The beauty of these questions is that there's no wrong way to ask them. Some work better as texts, others are perfect for pillow talk, and some are ideal for date night conversations (especially the ones in bed).

If talking openly about bedroom stuff feels awkward at first, start small. Think of it like beginning a workout routine, you wouldn't start with a marathon. Maybe begin with questions about fantasies or preferences rather than diving straight into the explicit territory.

The goal isn't to become completely different people overnight. It's about discovering new layers of the person you're already crazy about. You might learn that your partner of five years has always wanted to try something you never would have guessed, or that the person you just started dating shares a fantasy you've never told anyone about.

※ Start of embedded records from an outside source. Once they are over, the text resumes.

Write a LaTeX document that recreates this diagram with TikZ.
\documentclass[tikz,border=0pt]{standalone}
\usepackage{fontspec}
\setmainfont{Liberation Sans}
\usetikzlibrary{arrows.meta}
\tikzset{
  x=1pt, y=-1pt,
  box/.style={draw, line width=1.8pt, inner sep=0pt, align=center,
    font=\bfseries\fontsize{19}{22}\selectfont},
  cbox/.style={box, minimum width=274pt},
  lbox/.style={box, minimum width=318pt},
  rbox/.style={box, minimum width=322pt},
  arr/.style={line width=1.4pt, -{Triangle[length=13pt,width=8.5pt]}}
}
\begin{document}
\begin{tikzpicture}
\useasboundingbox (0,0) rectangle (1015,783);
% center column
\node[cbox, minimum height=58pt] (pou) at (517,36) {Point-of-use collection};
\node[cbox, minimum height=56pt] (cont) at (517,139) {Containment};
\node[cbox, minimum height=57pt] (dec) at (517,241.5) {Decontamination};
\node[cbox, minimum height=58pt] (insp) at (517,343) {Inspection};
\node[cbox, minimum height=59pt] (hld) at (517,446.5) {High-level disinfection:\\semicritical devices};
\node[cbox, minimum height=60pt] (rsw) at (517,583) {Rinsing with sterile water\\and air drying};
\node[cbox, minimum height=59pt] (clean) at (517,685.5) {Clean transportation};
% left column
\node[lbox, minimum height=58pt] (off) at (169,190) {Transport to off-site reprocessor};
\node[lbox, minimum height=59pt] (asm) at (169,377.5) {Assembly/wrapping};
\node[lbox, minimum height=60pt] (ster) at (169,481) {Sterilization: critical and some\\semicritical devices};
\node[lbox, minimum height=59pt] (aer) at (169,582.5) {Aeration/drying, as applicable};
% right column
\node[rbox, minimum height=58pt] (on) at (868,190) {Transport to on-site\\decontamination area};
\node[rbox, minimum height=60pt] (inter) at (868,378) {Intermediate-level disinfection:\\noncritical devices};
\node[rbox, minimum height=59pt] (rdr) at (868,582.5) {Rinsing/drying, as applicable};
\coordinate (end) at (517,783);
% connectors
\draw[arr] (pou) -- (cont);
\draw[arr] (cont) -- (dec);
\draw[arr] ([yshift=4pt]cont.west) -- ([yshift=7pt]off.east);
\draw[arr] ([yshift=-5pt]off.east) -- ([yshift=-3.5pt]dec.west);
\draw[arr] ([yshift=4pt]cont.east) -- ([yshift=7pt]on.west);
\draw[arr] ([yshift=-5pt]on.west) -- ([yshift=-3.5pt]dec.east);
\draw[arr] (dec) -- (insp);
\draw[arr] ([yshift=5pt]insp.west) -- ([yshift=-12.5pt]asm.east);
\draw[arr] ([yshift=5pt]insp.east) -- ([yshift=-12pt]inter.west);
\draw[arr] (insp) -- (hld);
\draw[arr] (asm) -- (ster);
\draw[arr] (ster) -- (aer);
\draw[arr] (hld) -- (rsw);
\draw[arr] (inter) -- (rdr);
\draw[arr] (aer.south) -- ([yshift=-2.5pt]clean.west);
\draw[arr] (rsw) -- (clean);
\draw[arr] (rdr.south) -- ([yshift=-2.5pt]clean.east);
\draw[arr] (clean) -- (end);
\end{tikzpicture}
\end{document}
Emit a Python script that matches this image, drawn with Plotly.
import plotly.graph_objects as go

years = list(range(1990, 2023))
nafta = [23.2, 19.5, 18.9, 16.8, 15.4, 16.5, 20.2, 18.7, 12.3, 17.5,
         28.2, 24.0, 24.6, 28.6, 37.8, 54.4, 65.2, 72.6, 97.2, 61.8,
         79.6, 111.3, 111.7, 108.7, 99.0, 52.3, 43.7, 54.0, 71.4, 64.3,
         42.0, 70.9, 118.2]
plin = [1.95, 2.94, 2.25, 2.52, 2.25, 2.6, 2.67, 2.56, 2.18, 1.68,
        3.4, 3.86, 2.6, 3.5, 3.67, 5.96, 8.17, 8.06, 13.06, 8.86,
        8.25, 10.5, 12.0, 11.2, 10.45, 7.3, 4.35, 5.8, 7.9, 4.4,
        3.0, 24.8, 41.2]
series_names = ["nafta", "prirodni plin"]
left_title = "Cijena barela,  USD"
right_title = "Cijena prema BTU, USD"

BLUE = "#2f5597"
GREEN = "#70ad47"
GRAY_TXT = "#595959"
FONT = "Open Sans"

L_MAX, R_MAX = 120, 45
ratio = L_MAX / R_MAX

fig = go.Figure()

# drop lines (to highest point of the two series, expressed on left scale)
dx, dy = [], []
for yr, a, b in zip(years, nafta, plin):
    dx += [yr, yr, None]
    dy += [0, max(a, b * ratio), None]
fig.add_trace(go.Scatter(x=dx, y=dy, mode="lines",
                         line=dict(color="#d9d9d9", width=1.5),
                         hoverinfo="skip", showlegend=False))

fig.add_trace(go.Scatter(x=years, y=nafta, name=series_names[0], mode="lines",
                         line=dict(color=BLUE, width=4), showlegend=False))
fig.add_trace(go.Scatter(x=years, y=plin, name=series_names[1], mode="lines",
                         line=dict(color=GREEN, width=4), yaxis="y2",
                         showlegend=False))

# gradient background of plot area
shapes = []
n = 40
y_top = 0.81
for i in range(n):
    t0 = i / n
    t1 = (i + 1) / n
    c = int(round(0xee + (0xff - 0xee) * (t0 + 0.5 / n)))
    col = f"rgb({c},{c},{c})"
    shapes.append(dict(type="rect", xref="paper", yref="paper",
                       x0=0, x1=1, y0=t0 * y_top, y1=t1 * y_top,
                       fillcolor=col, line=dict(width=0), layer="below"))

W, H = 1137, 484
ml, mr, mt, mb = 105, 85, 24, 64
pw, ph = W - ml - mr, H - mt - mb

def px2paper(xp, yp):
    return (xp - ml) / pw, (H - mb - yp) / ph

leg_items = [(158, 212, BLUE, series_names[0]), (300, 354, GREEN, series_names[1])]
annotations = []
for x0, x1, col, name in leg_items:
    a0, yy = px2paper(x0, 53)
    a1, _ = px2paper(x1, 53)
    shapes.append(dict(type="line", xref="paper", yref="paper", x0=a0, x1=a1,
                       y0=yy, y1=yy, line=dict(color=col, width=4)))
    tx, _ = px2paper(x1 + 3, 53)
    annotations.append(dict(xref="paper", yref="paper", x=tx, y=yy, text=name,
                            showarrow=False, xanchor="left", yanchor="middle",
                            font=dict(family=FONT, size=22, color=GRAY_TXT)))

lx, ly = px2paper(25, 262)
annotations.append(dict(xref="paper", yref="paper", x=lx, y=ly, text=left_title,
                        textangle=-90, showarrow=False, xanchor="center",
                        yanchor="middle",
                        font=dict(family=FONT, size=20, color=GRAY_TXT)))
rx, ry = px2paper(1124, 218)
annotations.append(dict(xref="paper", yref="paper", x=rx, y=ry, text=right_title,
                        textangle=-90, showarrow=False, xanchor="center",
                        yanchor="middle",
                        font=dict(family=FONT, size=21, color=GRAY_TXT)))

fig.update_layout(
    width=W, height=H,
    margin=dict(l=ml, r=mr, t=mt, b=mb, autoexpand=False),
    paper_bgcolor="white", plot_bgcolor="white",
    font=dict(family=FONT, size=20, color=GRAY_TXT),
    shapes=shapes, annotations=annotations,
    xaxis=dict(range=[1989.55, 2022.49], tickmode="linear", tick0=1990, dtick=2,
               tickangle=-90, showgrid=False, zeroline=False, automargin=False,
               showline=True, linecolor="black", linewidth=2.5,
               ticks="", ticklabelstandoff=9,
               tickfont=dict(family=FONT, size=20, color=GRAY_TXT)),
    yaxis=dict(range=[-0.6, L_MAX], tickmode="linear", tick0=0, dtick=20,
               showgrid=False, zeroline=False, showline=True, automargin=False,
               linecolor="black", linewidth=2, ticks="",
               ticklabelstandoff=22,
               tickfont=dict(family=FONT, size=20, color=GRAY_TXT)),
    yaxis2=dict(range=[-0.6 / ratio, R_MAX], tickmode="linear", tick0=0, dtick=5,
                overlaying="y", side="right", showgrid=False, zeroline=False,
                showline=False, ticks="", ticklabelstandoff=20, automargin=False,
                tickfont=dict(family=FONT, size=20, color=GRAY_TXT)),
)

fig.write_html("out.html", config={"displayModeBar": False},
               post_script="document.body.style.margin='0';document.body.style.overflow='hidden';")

Remember, we're all constantly evolving. The person you fell for six months or six years ago has grown and changed, and so have you. These questions help you keep pace with each other's evolution instead of assuming you already know everything there is to know.

Pro tip: Make this a regular thing, not a one-time conversation. People's preferences and fantasies shift over time, so check in every few months.

The Bottom Line

At the end of the day, the best relationships are built on curiosity about each other. Whether you're using these as an intimacy quiz or just as conversation starters, the magic happens when you approach your partner with genuine interest in discovering something new.

You get to decide how deep you want to dive into these conversations. Maybe you'll work through all 25 questions over several months, or maybe you'll pick a few favorites that spark the most interesting discussions. There's no right or wrong approach, just whatever works for you and your person.

So grab your partner, pick a question that makes you both a little nervous in the best way, and prepare to be surprised. You might just discover that the person you thought you knew inside and out still has plenty of delicious secrets left to share.

And there’s no better time to start than now.